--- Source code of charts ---
◇ ◇ ◇ ◇ ◇

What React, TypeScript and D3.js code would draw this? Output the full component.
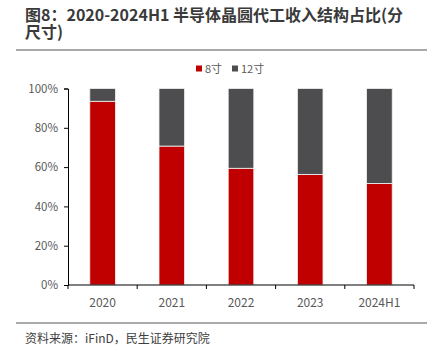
import { useEffect, useRef } from 'react';
import * as d3 from 'd3';

const categories = ['2020', '2021', '2022', '2023', '2024H1'];
const inch8 = [93.5, 70.7, 59.4, 56.3, 51.7];
const inch12 = categories.map((_, i) => 100 - inch8[i]);
const seriesNames = ['8寸', '12寸'];
const yTicks = [0, 20, 40, 60, 80, 100];

const FONT = '"Noto Sans CJK SC", "Noto Sans", sans-serif';

export default function App() {
  const svgRef = useRef<SVGSVGElement>(null);

  useEffect(() => {
    if (!svgRef.current) return;
    const width = 429;
    const height = 350;
    const margin = { top: 88.5, right: 15, bottom: 65, left: 68 };

    const svg = d3.select(svgRef.current);
    svg.selectAll('*').remove();

    // title
    const title = svg.append('text')
      .attr('font-family', FONT)
      .attr('font-weight', 'bold')
      .attr('font-size', 16)
      .attr('fill', '#3a3a3a');
    title.append('tspan').attr('x', 25).attr('y', 21).text('图8：2020-2024H1 半导体晶圆代工收入结构占比(分');
    title.append('tspan').attr('x', 25).attr('y', 38).text('尺寸)');

    svg.append('line')
      .attr('x1', 16).attr('x2', 427).attr('y1', 50).attr('y2', 50)
      .attr('stroke', '#555').attr('stroke-width', 1.2);

    // legend
    const colors = ['#C00000', '#4D4D4F'];
    const legendX = [196, 232];
    seriesNames.forEach((name, i) => {
      svg.append('rect')
        .attr('x', legendX[i]).attr('y', 65.5)
        .attr('width', 6).attr('height', 6)
        .attr('fill', colors[i]);
      svg.append('text')
        .attr('x', legendX[i] + 9).attr('y', 72.5)
        .attr('font-family', FONT).attr('font-size', 11)
        .attr('fill', '#595959')
        .text(name);
    });

    const x = d3.scaleBand()
      .domain(categories)
      .range([margin.left, width - margin.right])
      .paddingInner(0.63)
      .paddingOuter(0.315);

    const y = d3.scaleLinear()
      .domain([0, 100])
      .range([height - margin.bottom, margin.top]);

    const stackData = categories.map((c, i) => ({ cat: c, a: inch8[i], b: inch12[i] }));
    const stack = d3.stack<{ cat: string; a: number; b: number }>().keys(['a', 'b']);
    const layers = stack(stackData);

    layers.forEach((layer, li) => {
      svg.append('g').selectAll('rect')
        .data(layer)
        .join('rect')
        .attr('x', d => x(d.data.cat)!)
        .attr('width', x.bandwidth())
        .attr('y', d => y(d[1]))
        .attr('height', d => y(d[0]) - y(d[1]))
        .attr('fill', colors[li])
        .attr('stroke', '#f2f2f2')
        .attr('stroke-width', 0.8);
    });

    // y axis
    const yAxis = svg.append('g')
      .attr('transform', `translate(${margin.left},0)`)
      .call(d3.axisLeft(y).tickValues(yTicks).tickFormat(d => `${d}%`).tickSize(4).tickPadding(6));
    yAxis.select('.domain').attr('stroke', '#000');
    yAxis.selectAll('.tick line').attr('stroke', '#000');
    yAxis.selectAll('text').attr('font-family', FONT).attr('font-size', 11.5).attr('fill', '#595959');

    // x axis with boundary ticks
    const xLine = svg.append('g')
      .attr('transform', `translate(0,${height - margin.bottom})`);
    xLine.append('line')
      .attr('x1', margin.left).attr('x2', width - margin.right)
      .attr('stroke', '#000');
    const step = x.step();
    d3.range(categories.length + 1).forEach(i => {
      const xp = margin.left + i * step;
      xLine.append('line').attr('x1', xp).attr('x2', xp).attr('y1', 0).attr('y2', 4).attr('stroke', '#000');
    });
    xLine.selectAll('text.cat')
      .data(categories)
      .join('text')
      .attr('class', 'cat')
      .attr('x', d => x(d)! + x.bandwidth() / 2)
      .attr('y', 21.5)
      .attr('text-anchor', 'middle')
      .attr('font-family', FONT).attr('font-size', 12)
      .attr('fill', '#595959')
      .text(d => d);

    // footer
    svg.append('line')
      .attr('x1', 16).attr('x2', 427).attr('y1', 323).attr('y2', 323)
      .attr('stroke', '#555').attr('stroke-width', 1.2);
    svg.append('text')
      .attr('x', 25).attr('y', 342.5)
      .attr('font-family', FONT).attr('font-size', 12)
      .attr('fill', '#404040')
      .text('资料来源：iFinD，民生证券研究院');
  }, []);

  return (
    <svg ref={svgRef} width={429} height={350}
      style={{ position: 'absolute', left: 0, top: 0, background: '#fff' }} />
  );
}
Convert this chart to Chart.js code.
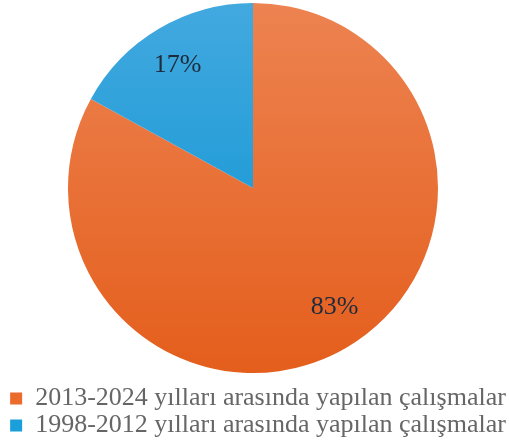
<!DOCTYPE html>
<html>
<head>
<meta charset="utf-8">
<script src="https://cdn.jsdelivr.net/npm/chart.js@4.4.1/dist/chart.umd.min.js"></script>
<style>
  html, body { margin: 0; padding: 0; background: #fff; }
  #wrap { width: 509px; height: 441px; }
</style>
</head>
<body>
<div id="wrap"><canvas id="pieChart" width="509" height="441"></canvas></div>
<script>
const categories = ['2013-2024 yılları arasında yapılan çalışmalar', '1998-2012 yılları arasında yapılan çalışmalar'];
const values = [83, 17];
const pctLabels = ['83%', '17%'];

// top / bottom colours of each slice gradient, plus flat legend colour
const gradTop = ['#ed8351', '#42a9df'];
const gradBottom = ['#e45e1c', '#0791d0'];
const legendColors = ['#ea6b2c', '#1a9fdb'];

const serif = '"Liberation Serif", "Times New Roman", serif';

function sliceFill(ctx) {
    const chart = ctx.chart;
    const area = chart.chartArea;
    if (!area) return legendColors[ctx.dataIndex];
    const g = chart.ctx.createLinearGradient(0, area.top, 0, area.bottom);
    g.addColorStop(0, gradTop[ctx.dataIndex]);
    g.addColorStop(1, gradBottom[ctx.dataIndex]);
    return g;
}

// percent labels inside slices (small nudge like excel's best fit)
const labelNudge = [[9, -3], [-3, 0]];
const sliceLabels = {
    id: 'sliceLabels',
    afterDatasetsDraw(chart) {
        const c = chart.ctx;
        const meta = chart.getDatasetMeta(0);
        c.save();
        c.font = '26px ' + serif;
        c.fillStyle = '#1e2b3c';
        c.textAlign = 'center';
        c.textBaseline = 'middle';
        meta.data.forEach((arc, i) => {
            const p = arc.getProps(['x', 'y', 'startAngle', 'endAngle', 'outerRadius'], true);
            const mid = (p.startAngle + p.endAngle) / 2;
            const r = p.outerRadius * 0.77;
            c.fillText(pctLabels[i], p.x + Math.cos(mid) * r + labelNudge[i][0], p.y + Math.sin(mid) * r + labelNudge[i][1]);
        });
        c.restore();
    }
};

// legend rows sit a bit right of the pie centre in the original
const legendShift = {
    id: 'legendShift',
    afterLayout(chart) {
        chart.legend.left += 5;
        chart.legend.right += 5;
    }
};

new Chart(document.getElementById('pieChart'), {
    type: 'pie',
    data: {
        labels: categories,
        datasets: [{
            data: values,
            backgroundColor: sliceFill,
            borderWidth: 0
        }]
    },
    options: {
        responsive: false,
        animation: false,
        layout: { padding: { top: 3, bottom: -7.5, right: 3 } },
        plugins: {
            tooltip: { enabled: false },
            legend: {
                position: 'bottom',
                title: { display: true, text: ' ', font: { size: 10, lineHeight: 1 }, padding: { top: 0, bottom: 1.5 } },
                labels: {
                    boxWidth: 12,
                    boxHeight: 12,
                    padding: 1,
                    color: '#141414',
                    font: { family: serif, size: 26 },
                    generateLabels(chart) {
                        return categories.map((t, i) => ({
                            text: t,
                            fillStyle: legendColors[i],
                            strokeStyle: legendColors[i],
                            lineWidth: 0,
                            index: i
                        }));
                    }
                }
            }
        }
    },
    plugins: [sliceLabels, legendShift]
});
</script>
</body>
</html>
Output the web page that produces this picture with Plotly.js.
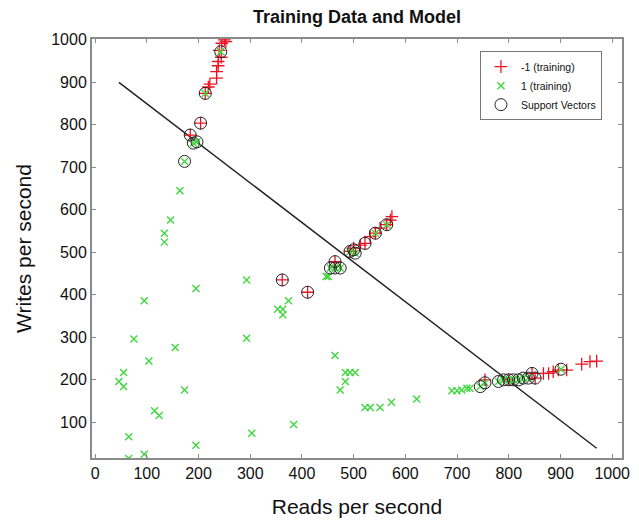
<!DOCTYPE html>
<html>
<head>
<meta charset="utf-8">
<script src="https://cdn.plot.ly/plotly-3.0.1.min.js"></script>
<style>html,body{margin:0;padding:0;background:#fff;}#chart{width:639px;height:522px;}</style>
</head>
<body>
<div id="chart"></div>
<script>
// Class -1 (training)
const negX = [184,204,213,219,222,235,235,238,238,244,240,245,253,250,
              362,411,464,493,500,513,522,532,542,551,564,571,574,
              754,800,845,851,867,877,886,896,912,941,957,970];
const negY = [776,804,874,889,896,910,925,939,949,959,975,992,996,1000,
              435,406,478,502,510,517,521,537,545,557,565,576,584,
              200,200,215,204,215,215,219,223,223,237,243,244];
// Class 1 (training)
const posX = [164,146,134,134,195,95,75,155,104,55,46,55,173,115,124,65,195,95,65,
              173,190,197,213,243,
              293,374,353,363,363,293,464,484,493,503,484,474,522,532,551,573,622,303,384,
              447,451,455,464,474,493,503,542,564,
              690,700,709,719,725,745,754,780,790,800,809,819,828,838,901];
const posY = [645,576,545,524,415,386,296,276,244,217,196,184,176,127,116,66,46,25,15,
              714,757,760,874,972,
              435,386,366,366,353,298,257,217,217,217,196,176,135,135,135,147,155,74,95,
              443,443,463,463,463,502,498,545,565,
              174,174,176,180,180,184,193,196,200,200,200,200,204,204,225];
// Support vectors
const svX = [173,184,190,197,204,213,243,
             362,411,455,464,474,464,493,500,503,522,542,564,
             745,754,780,790,800,809,819,828,838,845,851,901];
const svY = [714,776,757,760,804,874,972,
             435,406,463,463,463,478,502,506,498,521,545,565,
             184,193,196,200,200,200,200,204,204,215,204,225];
// Decision boundary (model)
const modelX = [46, 970];
const modelY = [900, 39];
const xTicks = [0,100,200,300,400,500,600,700,800,900,1000];
const yTicks = [100,200,300,400,500,600,700,800,900,1000];

const font = 'Liberation Sans, Arial, Helvetica, sans-serif';
const traces = [
  {x: modelX, y: modelY, mode: 'lines', line: {color: '#222', width: 1.5}, showlegend: false, hoverinfo: 'skip'},
  {x: negX, y: negY, mode: 'markers', name: '-1 (training)',
   marker: {symbol: 'cross-thin', size: 9, line: {color: '#ee1122', width: 1.3}, color: '#ee1122'}},
  {x: posX, y: posY, mode: 'markers', name: '1 (training)',
   marker: {symbol: 'x-thin', size: 7, line: {color: '#3fd83f', width: 1.4}, color: '#3fd83f'}},
  {x: svX, y: svY, mode: 'markers', name: 'Support Vectors',
   marker: {symbol: 'circle-open', size: 12, line: {color: '#222', width: 1}, color: '#222'}}
];
const axisCommon = {
  showgrid: false, zeroline: false, showline: true, linecolor: '#8a8a8a', linewidth: 2,
  mirror: 'allticks', ticks: 'inside', ticklen: 4, tickcolor: '#8a8a8a', tickwidth: 1,
  tickfont: {family: font, size: 16, color: '#111'}
};
const layout = {
  width: 639, height: 522,
  margin: {l: 92, r: 17, t: 39, b: 64},
  paper_bgcolor: '#fff', plot_bgcolor: '#fff',
  title: {text: '<b>Training Data and Model</b>', font: {family: font, size: 18, color: '#111'},
          x: 0.5, xref: 'paper', y: 1 - 17/522, yref: 'container', yanchor: 'middle'},
  xaxis: Object.assign({}, axisCommon, {range: [-6, 1019], tickvals: xTicks, ticktext: xTicks.map(String),
          title: {text: 'Reads per second', font: {family: font, size: 21, color: '#111'}, standoff: 18}}),
  yaxis: Object.assign({}, axisCommon, {range: [16, 1002], tickvals: yTicks, ticktext: yTicks.map(String),
          title: {text: 'Writes per second', font: {family: font, size: 21, color: '#111'}, standoff: 14}}),
  legend: {x: 0.732, y: 0.971, xanchor: 'left', yanchor: 'top', bgcolor: '#fff',
           bordercolor: '#777', borderwidth: 1, font: {family: font, size: 10.5, color: '#111'},
           tracegroupgap: 0, itemwidth: 30},
  showlegend: true
};
Plotly.newPlot('chart', traces, layout, {displayModeBar: false, staticPlot: true});
</script>
</body>
</html>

◇ ◇ ◇ ◇ ◇

--- OBJECTIVE ---
Quote, please, every line of the material above from its start through the line that has "import * as d3 from 'd3';", reproducing the words exactly and dropping any images.

--- REPLY ---
What React, TypeScript and D3.js code would draw this? Output the full component.
import { useEffect, useRef } from 'react';
import * as d3 from 'd3';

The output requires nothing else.